I had fallen into an unhealthy and unsustainable routine. With the recent acquisition of a new shop, my workload seemed to be double or even triple what it was prior. I was learning the hard lesson that I could not be in two places at once. The wake up call for me came when it started affecting not just me, but those I love, my family.

I was coming home exhausted. I had nothing left in the tank to give them when I got home. All I wanted to do was eat dinner and stare at a TV screen or go to bed early. Neither of those foster a warm home environment. Instead of my wife and daughters being excited to see me come home, I would get questions like, “Dad, are you OK? You look tired!” And I was. I was not leaving anything in the tank for the ones that matter the most to me.

When I realized what was going on I shared it with my business coach and we began unpacking it. He knows me well.
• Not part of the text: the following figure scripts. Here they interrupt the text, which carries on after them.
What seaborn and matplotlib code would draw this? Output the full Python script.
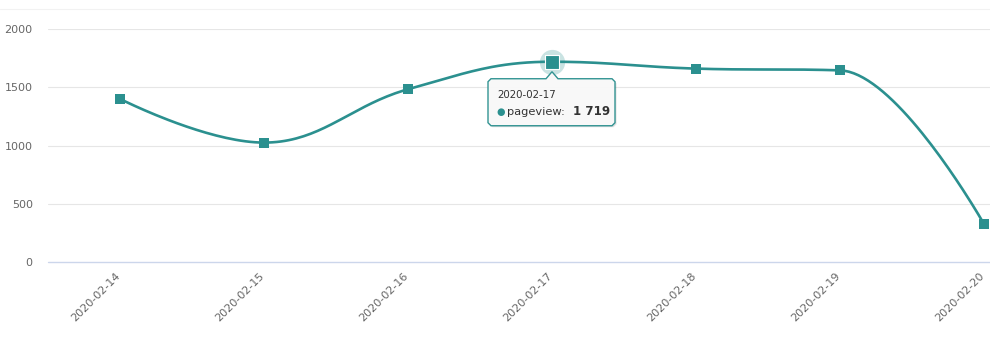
import numpy as np
import pandas as pd
import matplotlib
matplotlib.use("Agg")
import matplotlib.pyplot as plt
import matplotlib.transforms as mtransforms
from matplotlib.patches import Polygon
from matplotlib.lines import Line2D
import seaborn as sns

dates = ["2020-02-14", "2020-02-15", "2020-02-16", "2020-02-17",
         "2020-02-18", "2020-02-19", "2020-02-20"]
pageviews = [1400, 1025, 1483, 1719, 1660, 1645, 326]
y_ticks = [0, 500, 1000, 1500, 2000]
series_name = "pageview"
hover_index = 3

TEAL = "#2b908f"
W, H = 990, 345

sns.set_theme(style="white")
plt.rcParams["font.family"] = ["DejaVu Sans"]

df = pd.DataFrame({"date": dates, "pageview": pageviews, "x": np.arange(len(dates))})

fig = plt.figure(figsize=(W / 100, H / 100), dpi=100)
left, right, top, bottom = 48, 1056, 29, 262
ax = fig.add_axes([left / W, (H - bottom) / H, (right - left) / W, (bottom - top) / H])
ax.set_xlim(-0.5, len(dates) - 0.5)
ax.set_ylim(0, 2000)


def spline(xs, ys, steps=40):
    """Highcharts-style spline control points."""
    n = len(xs)
    sm = 1.5
    den = sm + 1
    lc = [None] * n
    rc = [None] * n
    for i in range(1, n - 1):
        px, py = xs[i], ys[i]
        lx, ly = xs[i - 1], ys[i - 1]
        nx, ny = xs[i + 1], ys[i + 1]
        lcx = (sm * px + lx) / den
        lcy = (sm * py + ly) / den
        rcx = (sm * px + nx) / den
        rcy = (sm * py + ny) / den
        corr = (rcy - lcy) * (rcx - px) / (rcx - lcx) + py - rcy
        lcy += corr
        rcy += corr
        if lcy > ly and lcy > py:
            lcy = max(ly, py); rcy = 2 * py - lcy
        elif lcy < ly and lcy < py:
            lcy = min(ly, py); rcy = 2 * py - lcy
        if rcy > ny and rcy > py:
            rcy = max(ny, py); lcy = 2 * py - rcy
        elif rcy < ny and rcy < py:
            rcy = min(ny, py); lcy = 2 * py - rcy
        lc[i] = (lcx, lcy)
        rc[i] = (rcx, rcy)
    outx, outy = [xs[0]], [ys[0]]
    t = np.linspace(0, 1, steps)[1:]
    for i in range(1, n):
        p0 = (xs[i - 1], ys[i - 1])
        p1 = rc[i - 1] if rc[i - 1] is not None else p0
        p3 = (xs[i], ys[i])
        p2 = lc[i] if lc[i] is not None else p3
        bx = (1 - t) ** 3 * p0[0] + 3 * (1 - t) ** 2 * t * p1[0] + 3 * (1 - t) * t ** 2 * p2[0] + t ** 3 * p3[0]
        by = (1 - t) ** 3 * p0[1] + 3 * (1 - t) ** 2 * t * p1[1] + 3 * (1 - t) * t ** 2 * p2[1] + t ** 3 * p3[1]
        outx.extend(bx); outy.extend(by)
    return np.array(outx), np.array(outy)


sx, sy = spline(df["x"].to_numpy(dtype=float), df["pageview"].to_numpy(dtype=float))
sns.lineplot(x=sx, y=sy, ax=ax, color=TEAL, linewidth=1.9, sort=False, zorder=3,
             solid_capstyle="round")
sns.scatterplot(data=df, x="x", y="pageview", ax=ax, marker="s", s=48, color=TEAL,
                edgecolor=TEAL, linewidth=0, zorder=4, clip_on=False)

# hover halo & enlarged marker
hx, hy = df["x"][hover_index], df["pageview"][hover_index]
ax.scatter([hx], [hy], s=330, color=TEAL, alpha=0.25, linewidth=0, zorder=3.5, clip_on=False)
ax.scatter([hx], [hy], s=95, marker="s", color=TEAL, edgecolor="white", linewidth=0.8,
           zorder=5, clip_on=False)

# grid & axes
for yt in y_ticks[1:]:
    ax.axhline(yt, color="#e6e6e6", linewidth=0.8, zorder=1)
ax.axhline(0, color="#ccd6eb", linewidth=1.0, zorder=2, clip_on=False)
for s in ax.spines.values():
    s.set_visible(False)
fig.add_artist(Line2D([0, 1], [(H - 9) / H] * 2, color="#f2f2f2", linewidth=0.8))

ax.set_yticks(y_ticks)
ax.set_yticklabels([str(v) for v in y_ticks], color="#666666", fontsize=8)
ax.tick_params(axis="y", length=0, pad=11)
ax.set_xticks(df["x"])
ax.set_xticklabels(dates, rotation=45, ha="right", rotation_mode="anchor",
                   color="#666666", fontsize=8)
ax.tick_params(axis="x", length=0, pad=8)
shift = mtransforms.ScaledTranslation(-5 / 100, 2 / 100, fig.dpi_scale_trans)
for lab in ax.get_xticklabels():
    lab.set_transform(lab.get_transform() + shift)
ax.set_xlabel("")
ax.set_ylabel("")

# tooltip
fig.canvas.draw()
px, py = ax.transData.transform((hx, hy))
idt = mtransforms.IdentityTransform()
bl, br = px - 64, px + 63
bt, bb = py - 17, py - 64
apex = py - 10
r = 3
shape = [(bl + r, bt), (px - 6, bt), (px, apex), (px + 6, bt), (br - r, bt),
         (br, bt - r), (br, bb + r), (br - r, bb), (bl + r, bb), (bl, bb + r), (bl, bt - r)]
shadow = Polygon([(x + 1.5, y - 1.5) for x, y in shape], closed=True, transform=idt,
                 facecolor="#000000", alpha=0.12, edgecolor="none", zorder=9)
box = Polygon(shape, closed=True, transform=idt, facecolor="#f9f9f9",
              edgecolor=TEAL, linewidth=1.0, zorder=10, alpha=0.97)
fig.add_artist(shadow)
fig.add_artist(box)
fig.text(bl + 9, bt - 16, dates[hover_index], transform=idt, fontsize=7.4,
         color="#333333", va="center", ha="left", zorder=11)
fig.text(bl + 8, bt - 33, "\u25cf", transform=idt, fontsize=7, color=TEAL,
         va="center", ha="left", zorder=11)
fig.text(bl + 19, bt - 33, f"{series_name}: ", transform=idt, fontsize=8.2,
         color="#333333", va="center", ha="left", zorder=11)
val = f"{pageviews[hover_index]:,}".replace(",", " ")
fig.text(bl + 85, bt - 33, val, transform=idt, fontsize=8.6, fontweight="bold",
         color="#333333", va="center", ha="left", zorder=11)

fig.savefig("out.png", dpi=100)
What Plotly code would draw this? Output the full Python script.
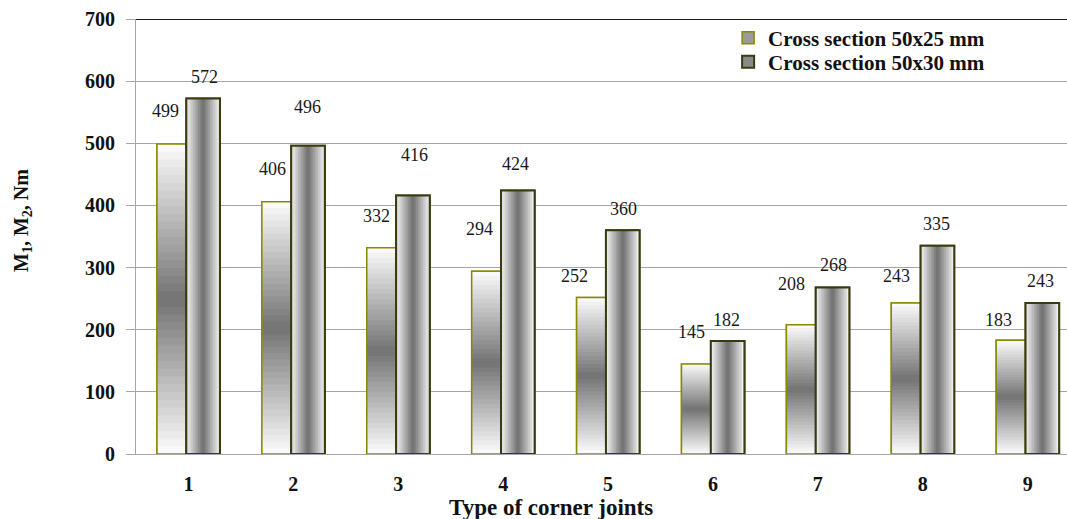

Not because he has been my business coach for a long time, but because he has seen it in countless others. I am a classic “Type A” personality. Couple that with being an introvert who is often forced into extroverted roles like leadership, sales and customer service and voila! I often find myself living in the red, deficit spending emotionally and physically.

With my coach I started to realize I needed to develop several new habits that would allow me to not get so depleted. Here are four that we came up with:

First, I needed to be accountable to someone who would check in with me regularly about how I was doing in this area. We agreed that part of our regular coaching call would be a check-in time devoted to him asking me if I was practicing the new routines we agreed on.

Second, I needed some off-ramps toward the end of my day that would allow me to more easily transition from work to home. Typically, I would work right up to the end of the day on things that would drain me: delivering cars, interacting with customers and directing my team. As an introvert, I was going 100 mph on tasks that even extroverts would find challenging!

For me, it was completely depleting at a critical time. My coach encouraged me to trust my team with these tasks while I would attend to less people-intensive but very important tasks like following up on customer emails and gathering and organizing performance data from both shops. These were the kind of tasks that I could do alone, at my desk, quietly and without interruption.

Third, I have a new “coming home” routine. It starts by getting home a half hour before dinner so I can unwind. My wife and I agreed that when I got home I would greet her and my kids and then have about 30 minutes to myself to do something that would help me get my mind entirely off the shop. Sometimes I watch a few funny videos (Jimmy Fallon usually does the trick) or catch up with friends on Facebook. I will typically have some music I enjoy playing in the background, as well.

Fourth, I need at least one full day per week of not working. This may seem obvious and easy to some, but I find it very difficult to completely disconnect. For example, my shop emails come to my phone. So the temptation to check an email on a Sunday is very high. And I usually fool myself into thinking it really won’t affect me. Then I take a peek and there’s an email from a customer with an unmet expectation and I start a dialog in my mind with that customer on why their expectations were wrong, all the extra things we’ve done for free already, the written estimate and pictures that clearly document those scratches were not part of the claim, etc., etc. Before I know it, that one little email that only took me a minute to check becomes the focal point for my day. So for me, having a real free day is hard. But when I do it, I go into the week rested and much more ready to tackle challenges with a fresh perspective on what really matters.